Data to use:

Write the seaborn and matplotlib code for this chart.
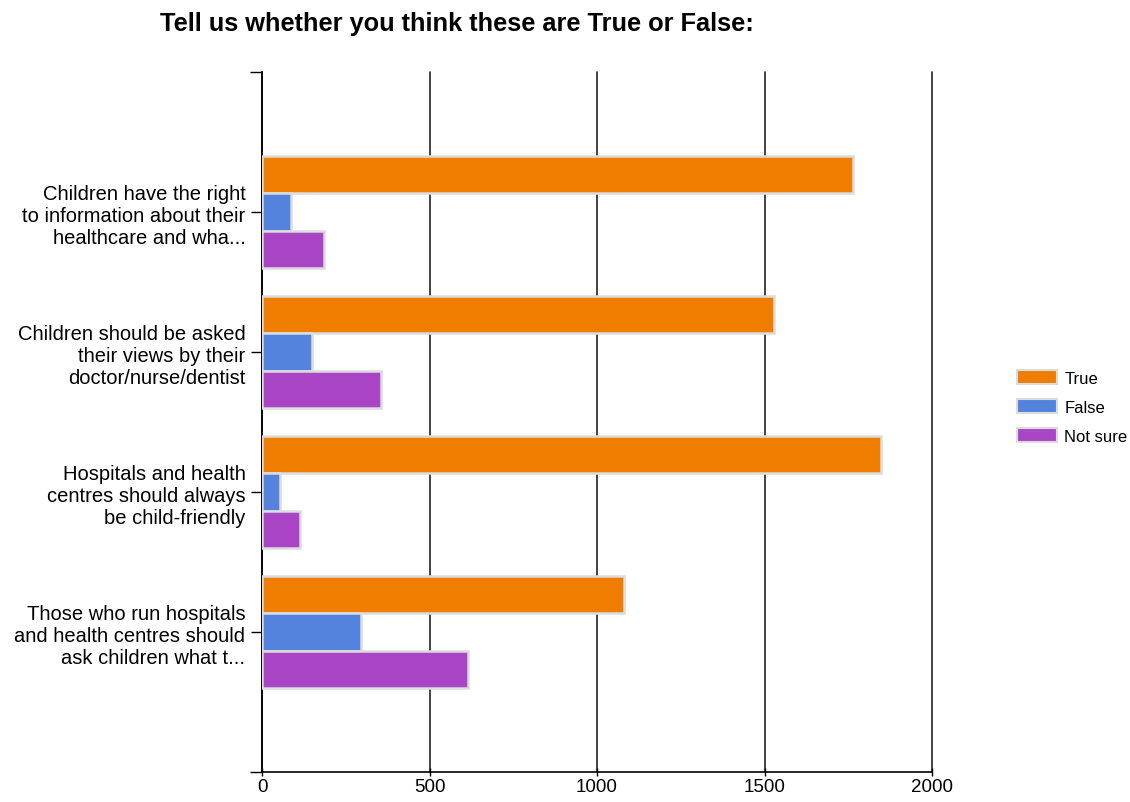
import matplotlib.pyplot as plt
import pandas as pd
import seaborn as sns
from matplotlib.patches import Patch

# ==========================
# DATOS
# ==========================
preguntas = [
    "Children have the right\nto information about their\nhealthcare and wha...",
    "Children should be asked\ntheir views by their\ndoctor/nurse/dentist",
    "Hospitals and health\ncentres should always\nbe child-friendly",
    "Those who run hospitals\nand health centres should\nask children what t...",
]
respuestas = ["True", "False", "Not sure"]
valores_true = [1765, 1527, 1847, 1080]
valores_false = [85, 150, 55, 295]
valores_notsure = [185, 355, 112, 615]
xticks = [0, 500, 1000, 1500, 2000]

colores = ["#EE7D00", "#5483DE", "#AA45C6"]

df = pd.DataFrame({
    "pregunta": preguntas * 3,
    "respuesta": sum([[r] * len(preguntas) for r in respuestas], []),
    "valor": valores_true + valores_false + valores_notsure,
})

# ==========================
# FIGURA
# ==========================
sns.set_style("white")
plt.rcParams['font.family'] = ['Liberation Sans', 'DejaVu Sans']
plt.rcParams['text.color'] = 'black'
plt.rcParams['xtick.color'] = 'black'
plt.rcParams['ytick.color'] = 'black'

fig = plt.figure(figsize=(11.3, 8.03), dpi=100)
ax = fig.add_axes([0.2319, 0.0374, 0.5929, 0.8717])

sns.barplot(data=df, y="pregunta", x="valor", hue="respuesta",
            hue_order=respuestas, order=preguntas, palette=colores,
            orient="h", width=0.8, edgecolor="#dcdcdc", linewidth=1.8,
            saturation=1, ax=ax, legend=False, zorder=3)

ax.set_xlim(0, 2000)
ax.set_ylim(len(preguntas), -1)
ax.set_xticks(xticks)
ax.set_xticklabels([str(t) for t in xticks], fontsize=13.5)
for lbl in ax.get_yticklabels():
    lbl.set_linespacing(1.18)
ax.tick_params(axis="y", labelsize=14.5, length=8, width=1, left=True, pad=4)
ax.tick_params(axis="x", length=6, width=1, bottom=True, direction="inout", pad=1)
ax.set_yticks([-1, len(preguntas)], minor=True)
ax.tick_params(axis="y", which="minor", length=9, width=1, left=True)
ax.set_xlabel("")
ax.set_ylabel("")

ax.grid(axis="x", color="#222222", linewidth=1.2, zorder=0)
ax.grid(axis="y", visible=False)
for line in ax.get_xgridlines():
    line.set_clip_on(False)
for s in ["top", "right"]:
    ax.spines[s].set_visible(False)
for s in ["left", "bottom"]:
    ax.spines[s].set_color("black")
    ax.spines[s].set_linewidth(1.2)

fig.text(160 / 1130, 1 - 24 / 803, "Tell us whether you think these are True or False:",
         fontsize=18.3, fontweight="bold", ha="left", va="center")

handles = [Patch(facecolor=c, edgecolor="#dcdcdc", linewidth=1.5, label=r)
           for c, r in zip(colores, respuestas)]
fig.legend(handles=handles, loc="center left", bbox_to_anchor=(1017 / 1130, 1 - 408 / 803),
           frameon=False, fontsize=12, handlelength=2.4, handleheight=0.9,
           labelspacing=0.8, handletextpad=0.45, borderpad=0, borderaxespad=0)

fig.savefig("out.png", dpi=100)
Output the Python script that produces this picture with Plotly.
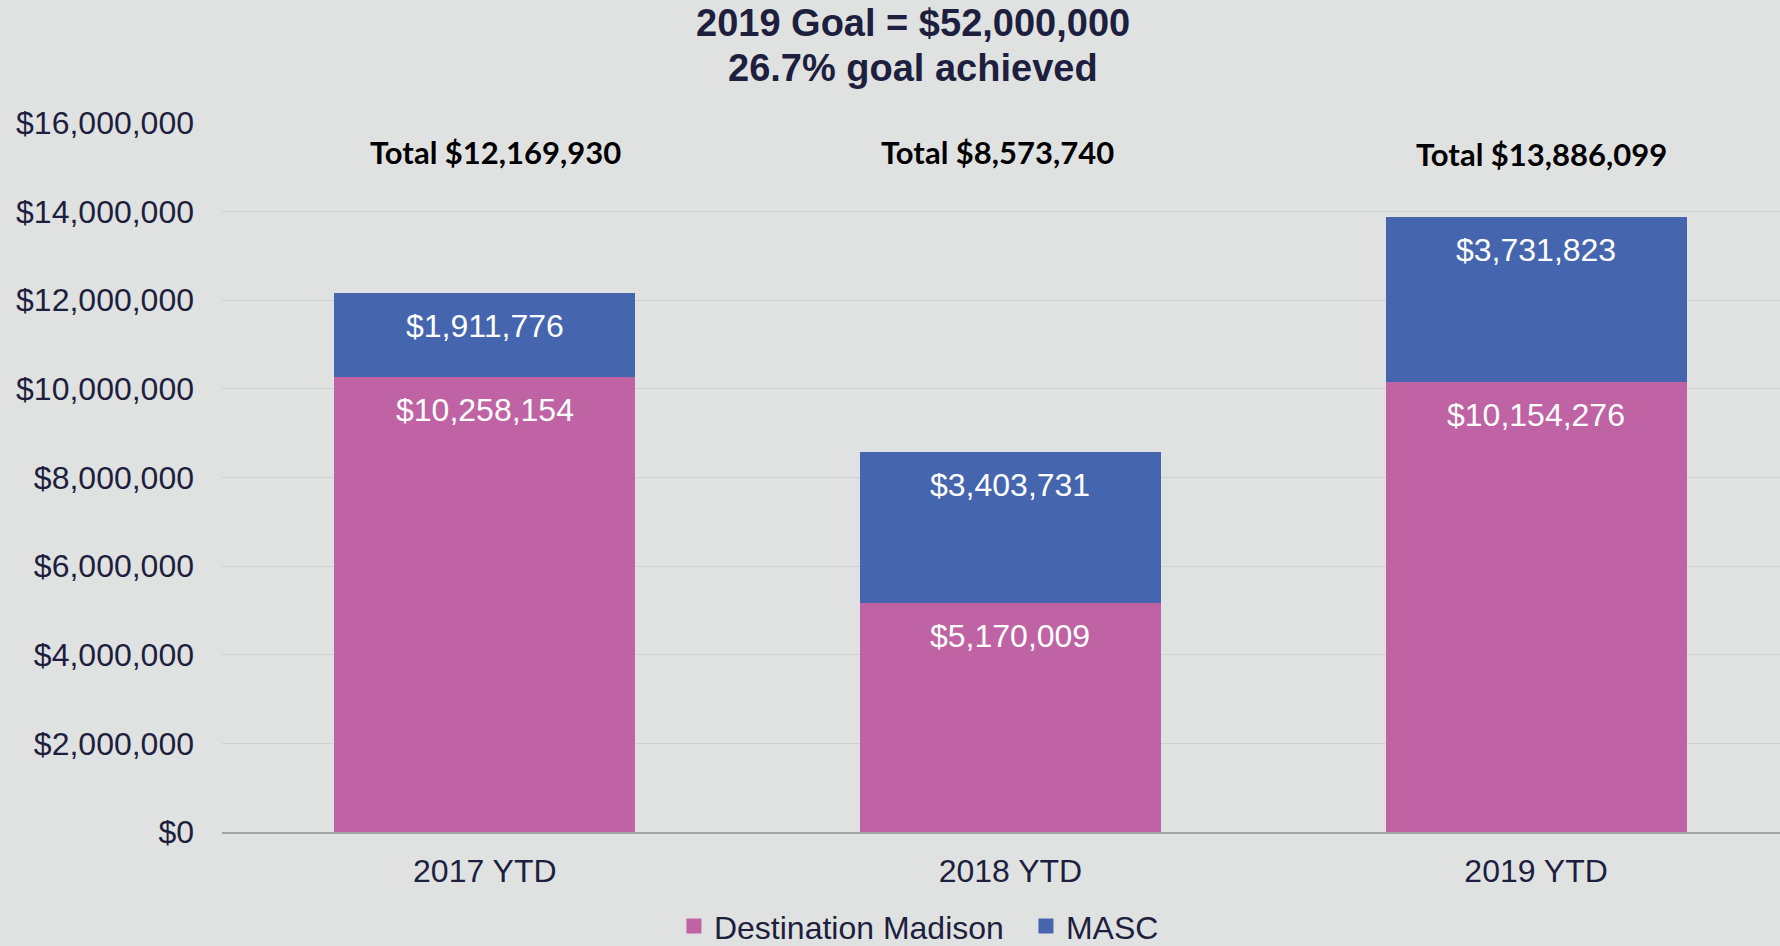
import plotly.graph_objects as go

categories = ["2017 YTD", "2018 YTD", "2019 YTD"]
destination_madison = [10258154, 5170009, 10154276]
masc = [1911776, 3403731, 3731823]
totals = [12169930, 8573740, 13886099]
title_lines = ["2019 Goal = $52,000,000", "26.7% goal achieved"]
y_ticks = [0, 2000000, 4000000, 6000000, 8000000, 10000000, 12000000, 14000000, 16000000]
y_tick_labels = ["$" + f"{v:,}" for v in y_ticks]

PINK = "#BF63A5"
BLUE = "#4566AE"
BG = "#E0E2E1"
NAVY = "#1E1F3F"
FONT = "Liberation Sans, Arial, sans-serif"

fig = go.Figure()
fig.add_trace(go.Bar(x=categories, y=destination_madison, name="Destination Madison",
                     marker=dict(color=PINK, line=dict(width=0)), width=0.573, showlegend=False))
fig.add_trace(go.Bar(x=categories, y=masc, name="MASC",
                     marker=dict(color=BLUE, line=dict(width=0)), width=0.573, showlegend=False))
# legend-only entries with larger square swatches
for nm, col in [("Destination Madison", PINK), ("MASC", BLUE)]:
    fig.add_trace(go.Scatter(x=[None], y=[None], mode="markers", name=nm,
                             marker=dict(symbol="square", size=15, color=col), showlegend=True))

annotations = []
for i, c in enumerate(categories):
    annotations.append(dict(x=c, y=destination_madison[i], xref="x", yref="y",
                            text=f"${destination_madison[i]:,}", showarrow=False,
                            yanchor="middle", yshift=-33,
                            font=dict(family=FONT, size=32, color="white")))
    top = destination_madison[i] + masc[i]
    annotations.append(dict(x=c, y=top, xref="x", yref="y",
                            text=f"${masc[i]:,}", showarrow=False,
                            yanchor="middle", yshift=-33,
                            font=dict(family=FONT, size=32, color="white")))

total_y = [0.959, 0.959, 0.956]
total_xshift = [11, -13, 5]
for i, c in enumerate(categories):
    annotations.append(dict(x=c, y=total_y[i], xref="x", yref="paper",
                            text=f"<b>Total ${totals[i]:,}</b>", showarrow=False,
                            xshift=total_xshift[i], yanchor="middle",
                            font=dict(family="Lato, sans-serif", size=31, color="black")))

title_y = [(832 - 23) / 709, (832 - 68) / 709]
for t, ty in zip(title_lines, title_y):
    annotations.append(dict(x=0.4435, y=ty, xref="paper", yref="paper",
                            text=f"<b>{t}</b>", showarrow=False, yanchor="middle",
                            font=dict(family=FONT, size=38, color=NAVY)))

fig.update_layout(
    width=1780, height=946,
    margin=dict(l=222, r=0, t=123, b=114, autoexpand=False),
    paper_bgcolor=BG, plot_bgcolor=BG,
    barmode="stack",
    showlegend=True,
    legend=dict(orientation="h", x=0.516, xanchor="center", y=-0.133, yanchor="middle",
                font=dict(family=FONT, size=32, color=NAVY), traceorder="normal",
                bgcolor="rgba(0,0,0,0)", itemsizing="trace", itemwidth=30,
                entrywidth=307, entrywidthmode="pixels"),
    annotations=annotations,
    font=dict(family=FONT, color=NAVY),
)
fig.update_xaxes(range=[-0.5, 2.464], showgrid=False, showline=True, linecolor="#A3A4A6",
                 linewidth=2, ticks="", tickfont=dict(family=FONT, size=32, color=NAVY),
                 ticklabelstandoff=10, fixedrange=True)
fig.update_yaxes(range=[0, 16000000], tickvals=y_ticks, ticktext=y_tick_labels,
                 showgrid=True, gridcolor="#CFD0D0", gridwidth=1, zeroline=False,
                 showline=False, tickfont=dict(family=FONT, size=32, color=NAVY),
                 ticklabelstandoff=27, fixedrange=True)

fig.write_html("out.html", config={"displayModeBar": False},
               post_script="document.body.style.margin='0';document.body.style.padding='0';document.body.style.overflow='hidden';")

What is required:
Restate word for word the lines that begin at the one with "Output the Python" and end at the one with "v in y_ticks]", including both, and leave every picture aside.

Solution to this problem:
Output the Python script that produces this picture with Plotly.
import plotly.graph_objects as go

categories = ["2017 YTD", "2018 YTD", "2019 YTD"]
destination_madison = [10258154, 5170009, 10154276]
masc = [1911776, 3403731, 3731823]
totals = [12169930, 8573740, 13886099]
title_lines = ["2019 Goal = $52,000,000", "26.7% goal achieved"]
y_ticks = [0, 2000000, 4000000, 6000000, 8000000, 10000000, 12000000, 14000000, 16000000]
y_tick_labels = ["$" + f"{v:,}" for v in y_ticks]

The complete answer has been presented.